La cuestión es que ella se ha fijado en los detalles. Hay efectos personales del grupo que había llegado previamente, del que aún no sabíamos nada. Una ballesta, una chaqueta, un uniforme con refuerzo, repartidos entre varios miembros de la comunidad. Tengo que retroceder la escena para darme cuenta, y estoy seguro de que se me escapan dos o tres.
En cambio, yo digo «son caníbales», y ya. Convencido. No hay ninguna evidencia. La mujer de la escena está sirviendo un guiso*, y uno de los miembros de la comunidad les acerca un plato. De alguna manera, la cara de la mujer y el hecho de que esté guisando algo hacen que se me presente la idea.

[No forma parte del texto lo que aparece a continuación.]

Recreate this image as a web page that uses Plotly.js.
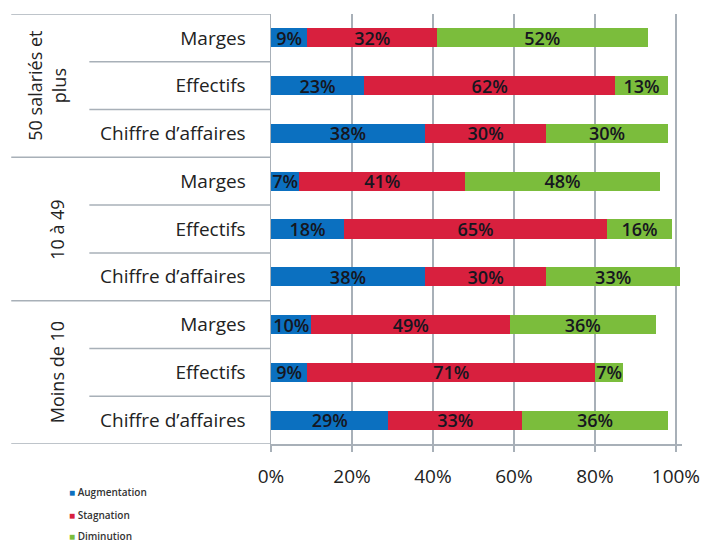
<!DOCTYPE html>
<html><head><meta charset="utf-8">
<script src="https://cdn.plot.ly/plotly-3.0.1.min.js"></script>
<style>html,body{margin:0;padding:0;background:#fff}#chart{width:716px;height:543px}</style>
</head><body><div id="chart"></div>
<script>
const groups = ['50 salariés et<br>plus', '10 à 49', 'Moins de 10'];
const items = ['Marges', 'Effectifs', 'Chiffre d’affaires'];
const seriesNames = ['Augmentation', 'Stagnation', 'Diminution'];
const seriesColors = ['#0b70c0', '#d8203e', '#7bbd3c'];
// values per row, top to bottom (group by group, items in order)
const augmentation = [9, 23, 38, 7, 18, 38, 10, 9, 29];
const stagnation   = [32, 62, 30, 41, 65, 30, 49, 71, 33];
const diminution   = [52, 13, 30, 48, 16, 33, 36, 7, 36];
const xTicks = [0, 20, 40, 60, 80, 100];

const rowLabels = [];
groups.forEach(() => items.forEach(it => rowLabels.push(it)));
const rowPos = rowLabels.map((_, i) => i);
const values = [augmentation, stagnation, diminution];

const traces = values.map((v, k) => ({
  type: 'bar', orientation: 'h',
  name: seriesNames[k], showlegend: false,
  x: v, y: rowPos,
  marker: {color: seriesColors[k], line: {width: 0}},
  width: 0.4,
  text: v.map(d => d + '%'),
  textposition: 'inside', insidetextanchor: 'middle',
  constraintext: 'none',
  textfont: {family: 'Open Sans', size: 18, weight: 600, color: '#161620'},
  hoverinfo: 'skip'
}));

const lineColor = '#a8b0b8';
const shapes = [];
// thin separators within groups
[0.5, 1.5, 3.5, 4.5, 6.5, 7.5].forEach(y => shapes.push({
  type: 'line', xref: 'paper', yref: 'y', x0: -0.442, x1: 0, y0: y, y1: y,
  line: {color: lineColor, width: 1.5}
}));
// group separators
[-0.5, 2.5, 5.5, 8.5].forEach(y => shapes.push({
  type: 'line', xref: 'paper', yref: 'y', x0: -0.632, x1: 0, y0: y, y1: y,
  line: {color: lineColor, width: 1.5}
}));

const groupX = [-0.545, -0.521, -0.521];
const annotations = groups.map((g, i) => ({
  xref: 'paper', yref: 'y', x: groupX[i], y: i * 3 + 1,
  text: g, showarrow: false, textangle: -90,
  font: {family: 'Open Sans', size: 18, color: '#222'},
  xanchor: 'center', yanchor: 'middle'
}));
// legend built as text entries with coloured squares
const legendY = [-0.112, -0.165, -0.215];
seriesNames.forEach((n, k) => annotations.push({
  xref: 'paper', yref: 'paper', x: -0.497, y: legendY[k],
  xanchor: 'left', yanchor: 'middle', showarrow: false,
  text: '<span style="color:' + seriesColors[k] + '">■</span> ' + n,
  font: {family: 'Open Sans', size: 10, weight: 600, color: '#333'}
}));

const layout = {
  width: 716, height: 543,
  margin: {l: 271, r: 34, t: 14, b: 99, autoexpand: false},
  paper_bgcolor: '#fff', plot_bgcolor: '#fff',
  barmode: 'stack', bargap: 0.6,
  font: {family: 'Open Sans', color: '#222'},
  xaxis: {
    range: [0, 101.5], tickvals: xTicks, ticktext: xTicks.map(t => t + '%'),
    showgrid: true, gridcolor: lineColor, gridwidth: 1.5,
    zeroline: false, showline: true, linecolor: lineColor, linewidth: 1.5,
    ticks: 'outside', ticklen: 6, tickcolor: lineColor, tickwidth: 1.5,
    ticklabelstandoff: 9,
    tickfont: {family: 'Open Sans', size: 19, color: '#222'},
    fixedrange: true
  },
  yaxis: {
    range: [8.5, -0.5], tickvals: rowPos, ticktext: rowLabels,
    showgrid: false, zeroline: false, showline: true, linecolor: lineColor, linewidth: 1.5,
    ticks: '', ticklabelstandoff: 20,
    tickfont: {family: 'Open Sans', size: 19, color: '#222'},
    fixedrange: true
  },
  showlegend: false,
  shapes: shapes,
  annotations: annotations
};

Plotly.newPlot('chart', traces, layout, {displayModeBar: false, staticPlot: true});
</script>
</body></html>
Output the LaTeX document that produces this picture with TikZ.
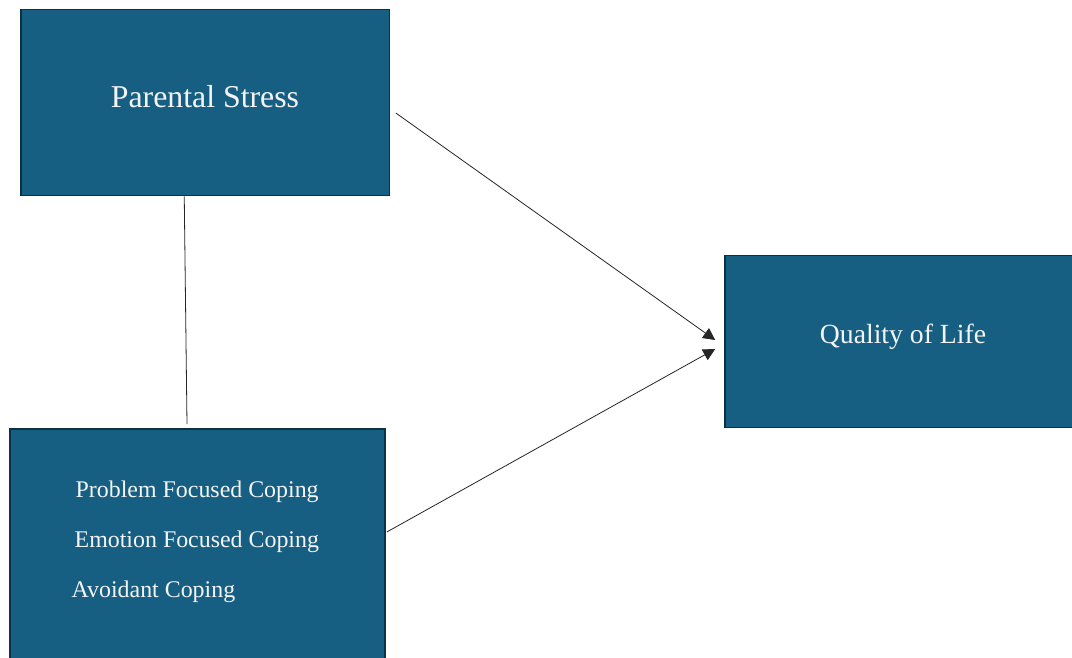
\documentclass[tikz,border=0pt]{standalone}
\usepackage{fontspec}
\setmainfont{Liberation Serif}
\usetikzlibrary{arrows.meta,calc}
\definecolor{boxfill}{HTML}{175F82}
\definecolor{boxline}{HTML}{0C3247}
\definecolor{boxtext}{HTML}{F4F4F4}
\tikzset{
  varbox/.style={draw=boxline, line width=1.6pt, fill=boxfill, rectangle, inner sep=0pt},
  link/.style={draw=black!85, line width=0.8pt},
  arr/.style={link, -{Triangle[length=12pt,width=12pt]}},
  lbl/.style={text=boxtext, inner sep=0pt}
}
\begin{document}
\begin{tikzpicture}[x=1pt,y=-1pt]
\useasboundingbox (0,0) rectangle (1072,658);
\fill[white] (0,0) rectangle (1072,658);
% boxes
\node[varbox, minimum width=368.5pt, minimum height=186pt] (ps) at (205.25,102.5) {};
\node[varbox, minimum width=352pt, minimum height=172pt] (qol) at (901,341.5) {};
\node[varbox, minimum width=375pt, minimum height=236pt] (cope) at (197.5,547) {};
% labels
\node[lbl, font=\fontsize{31.8}{36}\selectfont] (pst) at (205,97) {Parental Stress};
\node[lbl, font=\fontsize{27.7}{32}\selectfont] (qolt) at (903,337) {Quality of Life};
\node[lbl, anchor=west, font=\fontsize{23.9}{28}\selectfont] (c1) at (75.5,492) {Problem Focused Coping};
\node[lbl, anchor=west, font=\fontsize{23.9}{28}\selectfont] (c2) at (74.5,542) {Emotion Focused Coping};
\node[lbl, anchor=west, font=\fontsize{23.9}{28}\selectfont] (c3) at (71.5,592) {Avoidant Coping};
% connectors
\draw[link] ([xshift=-21pt]ps.south) -- ([xshift=-10.5pt,yshift=4pt]cope.north);
\draw[arr] ([xshift=5.5pt,yshift=-10.5pt]ps.east) -- ([xshift=-9pt,yshift=1.5pt]qol.west);
\draw[arr] ([xshift=1pt,yshift=15pt]cope.east) -- ([xshift=-9pt,yshift=-7.5pt]qol.west);
\end{tikzpicture}
\end{document}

Son caníbales. Y no es una sospecha.

Mediante la observación ella sabe que algo va mal. Los otros personajes habían llegado al refugio, y no se habrían desprendido de esos objetos voluntariamente. Los han matado o los tienen secuestrados. No hay otra explicación. Bueno, en realidad hay muchísimas explicaciones, pero ésta parece la más probable. Así que ese «sabe» tiene que ser manejado con precaución. Como todo el conocimiento humano, por otra parte.

Mediante la intuición… bien, en primer lugar, ¿qué es eso a lo que llamamos «intuición»? La definición común es muy vaga. Una idea que se nos presenta. ¿Que se nos presenta cómo? El concepto da pie a la introducción de elementos espiritualistas. «Una revelación». Pero esa idea, como todas las demás, no nos llega del aire. No nos llega gracias a una Inteligencia infinita, sea ésta externa o interna. No es algo que captamos directamente. Ha de ser necesariamente el producto de una serie de ideas e impresiones previas. De la experiencia, al fin y al cabo. Y sé que estoy manejando estos conceptos de manera muy imprecisa. La idea que se nos presenta súbitamente, la intuición, es producto de nuestra mente. Desconozco qué es lo que sucede ahí dentro. Pero sé que no es azar -nada lo es-, y que no se explica mediante el recurso a lo espiritual.

Así que, de algún modo, experiencias previas me llevan a pensar que esas personas son caníbales. No ha habido nada que lo indique claramente. Es sólo un guiso, es sólo un plato, y es sólo una señora removiendo el guiso. ¿Qué es lo que conecta los puntos? No he conocido muchos caníbales en mi vida -salgo poco del pueblo- así que lo más probable es que la experiencia previa provenga de la ficción. No recuerdo ninguna otra serie, ni cómic ni novela en la que ocurriera algo parecido. Pero ahí está lo curioso del asunto. No hace falta. Ese proceso no es consciente, no sabemos cómo se conectan los puntos. No distinguimos cuáles son las experiencias que conectan con lo que estamos viendo en un momento concreto. Pero la conexión se da, independientemente de que la veamos. O mejor dicho, la conexión se da, y el hecho de que no la veamos es lo que hace que llamemos a eso «intuición».

Evidentemente, la intuición no es un conocimiento fiable. Tal vez ni siquiera se pueda decir que sea conocimiento. Pero la utilizamos a diario. O partimos de ella. Tenemos, por ejemplo, «intuiciones filosóficas«. Creemos en el libre albedrío o por el contrario somos deterministas. Podemos leer al respecto, incluso textos que presenten evidencias en contra de nuestra intuición. Pero difícilmente la cambiaremos.

En cualquier caso, nos estamos metiendo en aguas profundas y yo sólo quería hablar de esa escena. Acerté. Eran caníbales. Pero no lo sabía. Otras veces, mientras vemos una película, digo «ése, ése es el asesino». Sí, formo parte de ese colectivo de seres molestos. O suelto la frase que van a decir. Suelo acertar. Pero seguramente tendrá que ver con estructuras que se repiten en la mayoría de los guiones, así que no serviría de nada en la vida real.

En resumen: si el apocalipsis zombie se produjera, haría bien en confiar en la observación.


 

* No era un guiso, sino una barbacoa.